We’re applying for 2 pots of funding that both require 50% match funding. They are both capped at £1000 for and will fund our launch event in Spring 2019 and newspaper printing (fingers crossed!) We are volunteering all our time including running the workshops so we can also use this as in-kind match too.
One of our biggest issues is that our launch event is very much in planning whilst we build relationships with community organisations and develop the programme, but the deadline for one pot of funding is in a few short weeks. So we have to be able to articulate our plans without a confirmed programme in place.

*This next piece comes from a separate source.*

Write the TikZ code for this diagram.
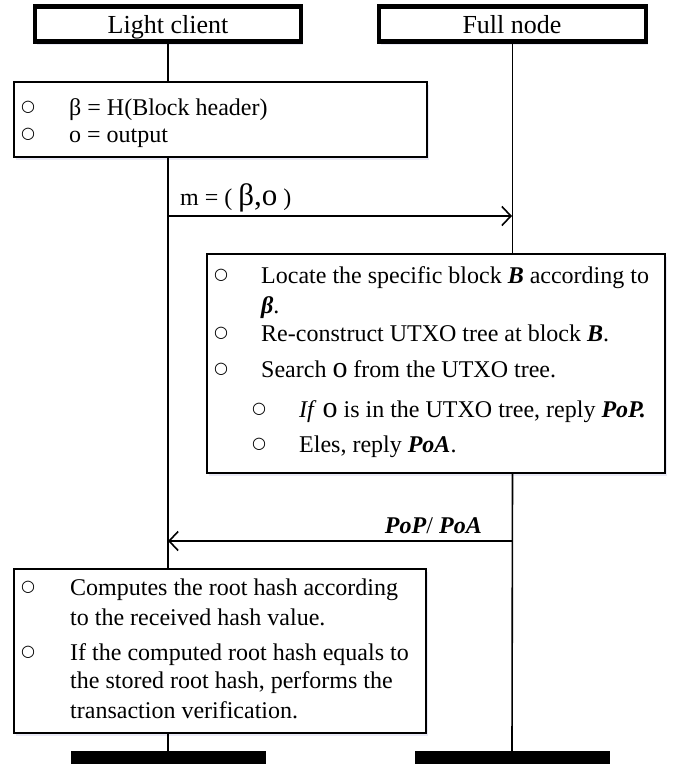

One of the questions we received at Huddersfield Soup – where we presented the project a few weeks ago – was why such a long lead in time to launch the newspaper (essentially in a full year’s time)? Well, as a small team of 3 volunteering our time in between various illnesses, children and life in general we definitely need a lot of time to make something like this work! It’s important to us that we engage with hard to reach groups. We need to set up workshops that engage with marginalised individuals to support them through a creative process. We need to research and develop our ideas with our partner organisations. We need to get funding in place. We need to make it the best we can make it.
It feels like there is a lot to do in what will inevitably become a short space of time, and what keeps me focussed is the whole reason we’re doing this: We lost our friend to bipolar and depression and he wanted us to make an art project to raise awareness all the (too often silent) problems people live with. Our lives are all affected by mental health issues, directly and indirectly through family and friends. We have lost loved ones, we have suffered ourselves. These things are important but they are still, in 2018, still taboo and difficult, made increasingly more difficult by cuts to critical services and general lack of education and support.